Yang dinyatakan rakus, tamak, serakah itu siapa? Rakus itu artinya merampas/mengambil sesuatu dengan kasar dan paksa yang bukan haknya. Kalau kita membaca Matius 23: 25, maka yang rakus itu justru adalah para rohaniwan dan tokoh agama, yaitu para ahli Taurat dan orang Farisi. Wah, ini betul-betul harus menjadi peringatan keras dan serius bagi seluruh pimpinan Kristen.  

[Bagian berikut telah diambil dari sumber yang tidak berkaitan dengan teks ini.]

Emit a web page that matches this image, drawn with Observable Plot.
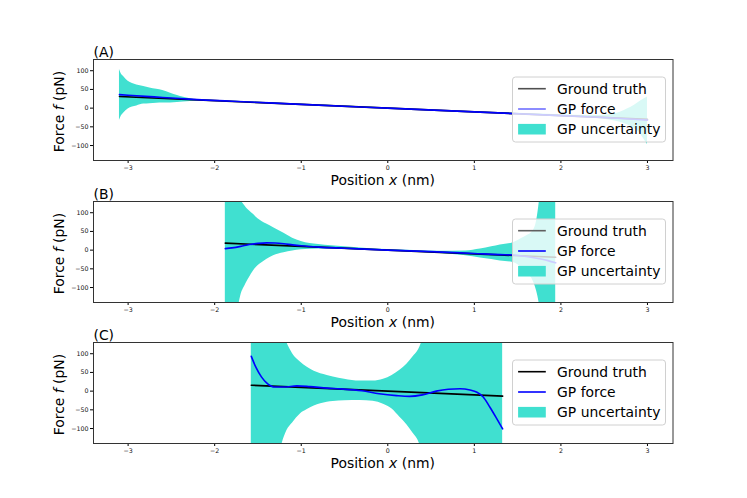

Oleh sebab itu tidak mengherankan jika Tuhan Yesus Kristus dalam Lukas 12:15 mengingatkan para murid-Nya agar waspada terhadap ketamakan. Orang yang serakah pasti mewujudkannya dengan memperdayakan objek yang menjadi sasaran aktualisasi ketamakannya, baik pada manusia maupun terhadap alam (1Tes. 4: 6).  Orang tamak pasti juga kikir untuk berbuat baik dalam ketulusan (1Kor 5: 10, 11; 6: 10; Mat. 25: 31-46)

Dari paparan Tuhan ini tersimak bahwa tidak mungkin kita akan bisa memberi sesama yang sangat membutuhkan air, makanan tanpa didapat dari air alam yang bersih untuk dikonsumsi secara aman dan menjadi sehat. Dengan kata lain, khususnya untuk era sekarang, sebelum kita menyediakan air layak minum, maka ekosistem lingkungan bumi alam ini dahulu yang harus kita pulihkan, jaga, dan pelihara kelangsungan keberadaannya yang menjadi sumber hidup seluruh umat manusia. Saya berseru: “Mari para calon pimpinan Kristen, kita sadar, kita peka, dan kita wujudkan maksud Tuhan di alam ini!”